No language in human history has incorporated as many foreign elements into its structure as has English. In fact, if anyone ever took the time to count all the words in an unabridged dictionary of English, the counter would discover that about 75% of the words are of foreign origin. This kind of heavy borrowing has been going on for well over a thousand years, all the way back into the period of Old English (customarily dated from ca. 700-1100 CE), and reaching its height during the period after the Norman Conquest, which began in 1066 CE. It was at this time that English started to become inundated with vocabulary from French and Latin, much of which survives in the language today.
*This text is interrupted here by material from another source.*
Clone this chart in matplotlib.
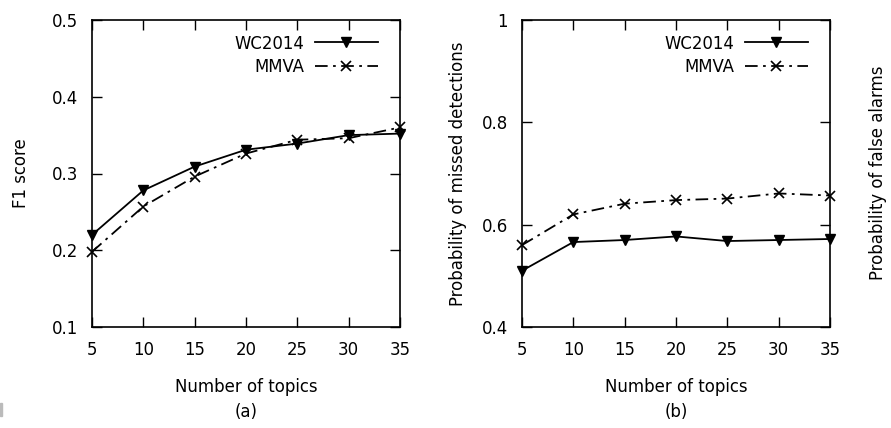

Many times, this kind of borrowing and reborrowing leaves all sorts of strange etymological partners in the language.

Take the word "break", for example. "Break" is a native English word, which is to say that it can be traced all the way back to the ultimate linguistic ancestor of English, Proto-Indo-European, where it's reconstructed as *bhreg-. A fragile suffragetteThe word exists elsewhere in the Indo-European family of languages, but for our purposes the interesting remnant of *bhreg- is in Latin, where it develops into the word "frangere" 'to break', which in some forms appears as "frag-", without the "n". Latin/French forms of this word have been incorporated into English in many forms, which now stand alongside the native English word "break". For example, "fragile" and "frangible" are Latin/French equivalents of the native "breakable". Also, "fraction", "fragment", "fracture", "refract" and a whole list of other words which reflect the Latin "fra(n)g-".

A really interesting one is the form "suffragette", a female advocate of voting rights for women (i.e. "suffrage"). Most people who have ever thought about this word would probably connect it with "suffer" in the sense of "endure". But in fact it's from Latin "suffragium" (i.e. suf-frag-ium) 'a voting tablet', which probably got its name because people used a broken piece of tile to cast their ballot. So there you have it: "break", "fragile", "frangible", "fraction" and even "suffrage" all from the same ultimate source (*bhreg-) their connections concealed by their different forms in different languages.